I had the pleasure of dining at Quality Meats during my most recent visit to NYC and it far surpassed all of my expectations. We sat at the bar verses sitting at a table and I’m so glad we did. The bartender makes the steak sauce (which by the way is much more than steak sauce… you’ll be dipping everything in front of you in it) with a Mortar & Pestle which you would not see if you were sitting at a table. I heard a few of the items… tomato paste, rosemary, thyme… Ahhh, I wish I could remember all of the items. I find this question running through my head, How far will one go for a recipe?
Anyway, the food was outstanding! I polished off a 12 oz. med-rare filet on my own. Yes, you heard correctly. It was slightly embarrassing… especially when my colleague decided to tell his friends when we met them for drinks afterwards!
I will most definitely visit Quality Meats again the next time I’m in NYC. Actually, I’m considering going back to NYC soon… just for the steak sauce!

















{ 11 comments… read them below or add one }
Sounds great! Glad you enjoyed it.
Wonder if your steak sauce was this recipe from Quality Meats I found on The Nest? It sounded so good I had to do a little investigative googling. I’m a bit confused by the amount of butter in the recipe below, and lack of mortar and pestle usage, but the other ingredients you mentioned are all in there.
Ingredients
1 lb plus 8 cup unsalted butter, slightly softened
½ cup shallots, finely chopped
1 ½ tablespoons anchovies, chopped into a paste
½ teaspoon red chili flakes
1 tablespoon garlic, finely chopped
½ cup garlic confit puree
½ cup tomato paste
1 ½ tablespoons Dijon mustard
½ cup white vinegar
1/8 cup Worcestershire sauce
1 teaspoon salt
¾ tablespoon sugar
1/8 cup prepared horseradish
1 teaspoon thyme, finely chopped
1 teaspoon rosemary, finely chopped
1 teaspoon orange zest, finely grated
1 tablespoon butcher grind black pepper
Preparation
Using 1/8 cup of butter, sweat out shallots, anchovies, chili flakes, and chopped garlic until shallots are translucent. Add garlic puree, tomato paste, and mustard and cook out for 2 minutes. Add vinegar and Worcestershire and incorporate fully. Season with salt and sugar and adjust if necessary. Remove from heat, add thyme, rosemary, orange zest, and black pepper and mix well. Spread mixture into a flat pan and cool. Using the kitchen aid mixer, mix butter until smooth and then incorporate flavor base and mix well. Roll into 1 ½” diameter logs and freeze.
From Chef Craig Koketsu
Quality Meats
57 West 58th Street
New York, NY 10019
212-371-7777
http://www.qualitymeatsnyc.com
I’m such a carnivore. It sounds amazing! If only NYC was closer than 1500 miles away…

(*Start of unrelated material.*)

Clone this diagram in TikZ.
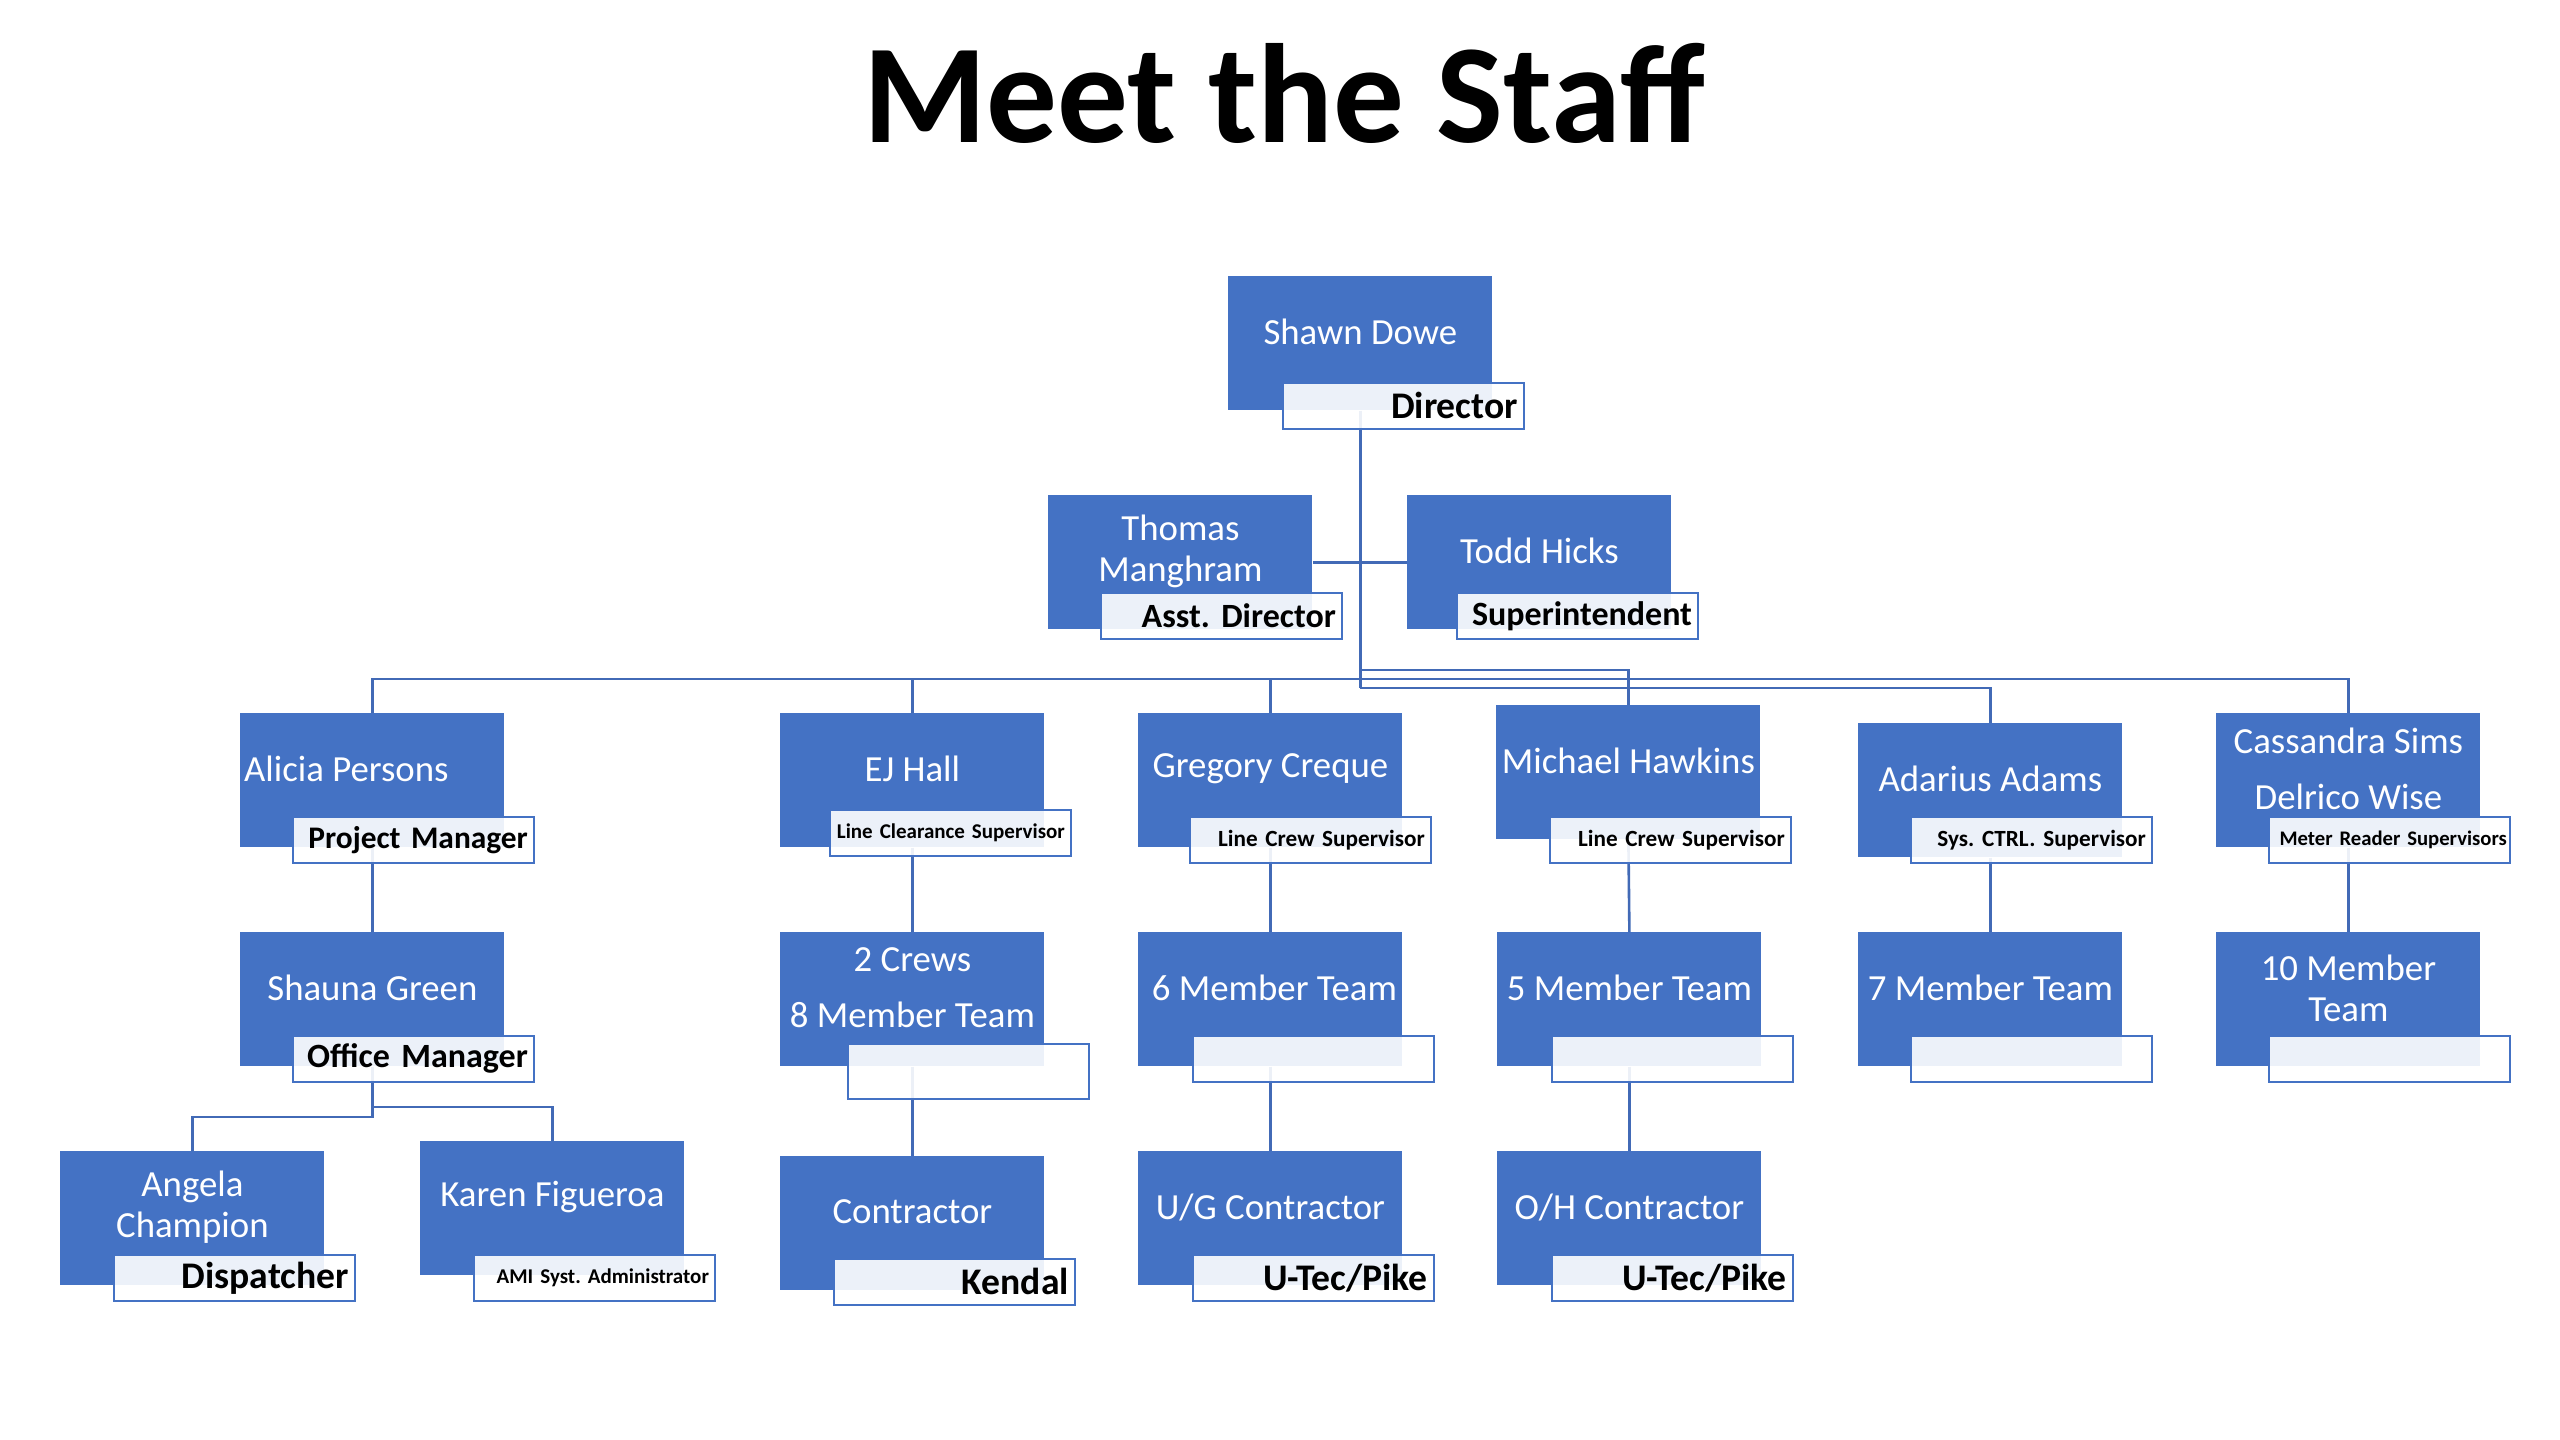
\documentclass[tikz,border=0pt]{standalone}
\usepackage{fontspec}
\setmainfont{Carlito}
\frenchspacing
\definecolor{boxblue}{RGB}{68,114,196}
\definecolor{lineblue}{RGB}{66,106,182}
\tikzset{
  bluebox/.style={fill=boxblue, draw=none, minimum width=132pt, minimum height=67pt, inner sep=0pt, anchor=north west},
  lab/.style={draw=boxblue, line width=0.9pt, fill=white, fill opacity=0.9, text opacity=1, minimum width=120.5pt, minimum height=23pt, inner xsep=3pt, inner ysep=0pt, text width=114.5pt, align=right, anchor=north west, text=black, font=\bfseries\frenchspacing},
  tall/.style={minimum height=27.5pt},
  nm/.style={text=white, align=center, font=\fontsize{18.4pt}{20.5pt}\selectfont, inner sep=0pt},
  wide/.style={font=\fontsize{18.4pt}{28pt}\selectfont},
  conn/.style={draw=lineblue, line width=1.3pt},
  fA/.style={font=\bfseries\fontsize{18.8pt}{20pt}\selectfont},
  fB/.style={font=\bfseries\fontsize{17pt}{20pt}\selectfont},
  fC/.style={font=\bfseries\fontsize{15.7pt}{19pt}\selectfont},
  fD/.style={font=\bfseries\fontsize{17pt}{19pt}\selectfont},
  fS/.style={font=\bfseries\fontsize{11.6pt}{13pt}\selectfont},
  fT/.style={font=\bfseries\fontsize{10.5pt}{12pt}\selectfont},
  fU/.style={font=\bfseries\fontsize{10.35pt}{12pt}\selectfont, inner xsep=1.5pt, text width=117.5pt},
}
\begin{document}
\begin{tikzpicture}[x=0.5pt, y=-0.5pt]
\fill[white] (0,0) rectangle (2560,1440);
\useasboundingbox (0,0) rectangle (2560,1440);

\node[font=\bfseries\fontsize{70.6pt}{80pt}\selectfont, anchor=base, inner sep=0pt] (title) at (1284,142) {Meet the Staff};

% blue boxes
\node[bluebox] (shawn) at (1228,276) {};
\node[bluebox] (thomas) at (1048,495) {};
\node[bluebox] (todd) at (1407,495) {};
\node[bluebox] (alicia) at (240,713) {};
\node[bluebox] (ej) at (780,713) {};
\node[bluebox] (greg) at (1138,713) {};
\node[bluebox] (mich) at (1496,705) {};
\node[bluebox] (ada) at (1858,723) {};
\node[bluebox] (cass) at (2216,713) {};
\node[bluebox] (shauna) at (240,932) {};
\node[bluebox] (crews) at (780,932) {};
\node[bluebox] (six) at (1138,932) {};
\node[bluebox] (five) at (1497,932) {};
\node[bluebox] (seven) at (1858,932) {};
\node[bluebox] (ten) at (2216,932) {};
\node[bluebox] (ang) at (60,1151) {};
\node[bluebox] (kar) at (420,1141) {};
\node[bluebox] (con) at (780,1156) {};
\node[bluebox] (ug) at (1138,1151) {};
\node[bluebox] (oh) at (1497,1151) {};

% connectors
\draw[conn] (shawn.south) -- (shawn.south |- 0,688);
\draw[conn] (thomas.east) -- (todd.west);
\draw[conn] (alicia.north) -- (alicia.north |- 0,679) -- (cass.north |- 0,679) -- (cass.north);
\draw[conn] (ej.north) -- (ej.north |- 0,679);
\draw[conn] (greg.north) -- (greg.north |- 0,679);
\draw[conn] (shawn.south |- 0,670) -| (mich.north);
\draw[conn] (shawn.south |- 0,688) -| (ada.north);
\draw[conn] (alicia.south) -- (shauna.north);
\draw[conn] (ej.south) -- (crews.north);
\draw[conn] (greg.south) -- (six.north);
\draw[conn] (mich.south) -- (five.north);
\draw[conn] (ada.south) -- (seven.north);
\draw[conn] (cass.south) -- (ten.north);
\draw[conn] (shauna.south) -- (shauna.south |- 0,1117) -| (ang.north);
\draw[conn] (shauna.south |- 0,1107) -| (kar.north);
\draw[conn] (crews.south) -- (con.north);
\draw[conn] (six.south) -- (ug.north);
\draw[conn] (five.south) -- (oh.north);

% names
\node[nm] (shawnT) at ([yshift=-28pt]shawn.north) {Shawn Dowe};
\node[nm] (thomasT) at ([yshift=-28pt]thomas.north) {Thomas\\Manghram};
\node[nm] (toddT) at ([yshift=-28pt]todd.north) {Todd Hicks};
\node[nm] (aliciaT) at ([xshift=-13pt,yshift=-28pt]alicia.north) {Alicia Persons};
\node[nm] (ejT) at ([yshift=-28pt]ej.north) {EJ Hall};
\node[nm] (gregT) at ([yshift=-28pt]greg.north) {Gregory Creque};
\node[nm] (michT) at ([yshift=-28pt]mich.north) {Michael Hawkins};
\node[nm] (adaT) at ([yshift=-28pt]ada.north) {Adarius Adams};
\node[nm, wide] (cassT) at ([yshift=-28pt]cass.north) {Cassandra Sims\\Delrico Wise};
\node[nm] (shaunaT) at ([yshift=-28pt]shauna.north) {Shauna Green};
\node[nm, wide] (crewsT) at ([yshift=-28pt]crews.north) {2 Crews\\8 Member Team};
\node[nm] (sixT) at ([xshift=2pt,yshift=-28pt]six.north) {6 Member Team};
\node[nm] (fiveT) at ([yshift=-28pt]five.north) {5 Member Team};
\node[nm] (sevenT) at ([yshift=-28pt]seven.north) {7 Member Team};
\node[nm] (tenT) at ([yshift=-28pt]ten.north) {10 Member\\Team};
\node[nm] (angT) at ([yshift=-28pt]ang.north) {Angela\\Champion};
\node[nm] (karT) at ([yshift=-28pt]kar.north) {Karen Figueroa};
\node[nm] (conT) at ([yshift=-28pt]con.north) {Contractor};
\node[nm] (ugT) at ([yshift=-28pt]ug.north) {U/G Contractor};
\node[nm] (ohT) at ([yshift=-28pt]oh.north) {O/H Contractor};

% labels
\node[lab, fA] (shawnL) at (1282,382) {Director};
\node[lab, fB] (thomasL) at (1100,592) {Asst. Director};
\node[lab, fB] (toddL) at (1456,592) {Superintendent};
\node[lab, fC] (aliciaL) at (292,816) {Project Manager};
\node[lab, fT] (ejL) at (829,809) {Line Clearance Supervisor};
\node[lab, fS] (gregL) at (1189,816) {Line Crew Supervisor};
\node[lab, fS] (michL) at (1549,816) {Line Crew Supervisor};
\node[lab, fS] (adaL) at (1910,816) {Sys. CTRL. Supervisor};
\node[lab, fU] (cassL) at (2268,816) {Meter Reader Supervisors};
\node[lab, fD] (shaunaL) at (292,1035) {Office Manager};
\node[lab, tall] (crewsL) at (847,1043) {};
\node[lab] (sixL) at (1192,1035) {};
\node[lab] (fiveL) at (1551,1035) {};
\node[lab] (sevenL) at (1910,1035) {};
\node[lab] (tenL) at (2268,1035) {};
\node[lab, fA] (angL) at (113,1254) {Dispatcher};
\node[lab, fT] (karL) at (473,1254) {AMI Syst. Administrator};
\node[lab, fA] (conL) at (833,1258) {Kendal};
\node[lab, fA] (ugL) at (1192,1254) {U-Tec/Pike};
\node[lab, fA] (ohL) at (1551,1254) {U-Tec/Pike};
\end{tikzpicture}
\end{document}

That place is delicious…I think I’ll make a reservation there soon. Thanks for reminding me how good it is.
Sounds yummy! I am heading to NYC soon and am trying to gather a list of new places to visit. I will have to try them out and report back.
If there weren’t so many ingredients in the recipe above I would try it out, but it looks too intense for me!
I am glad you enjoyed it!!
Sounds good!!
I love steak! I will surely eat there when I visit!
I love a GREAT steak, it is my favorite thing to eat. I don’t think I could go medium rare though, my husband finally convinced me years ago to at LEAST do medium well. I use to always do well done and will not go back to that.
My friends designed that place!! yea!
Love a good steak. Will def have to tell AS and BDiL about it!!
You could also write Bon Appetite. Every issue they do a two to three page segment in which they provide readers with a requested restaurant recipe. I’m sure since they make the sauce in front of you Quality Meats would be happy to let Bon Appetite publish it in an upcoming issue.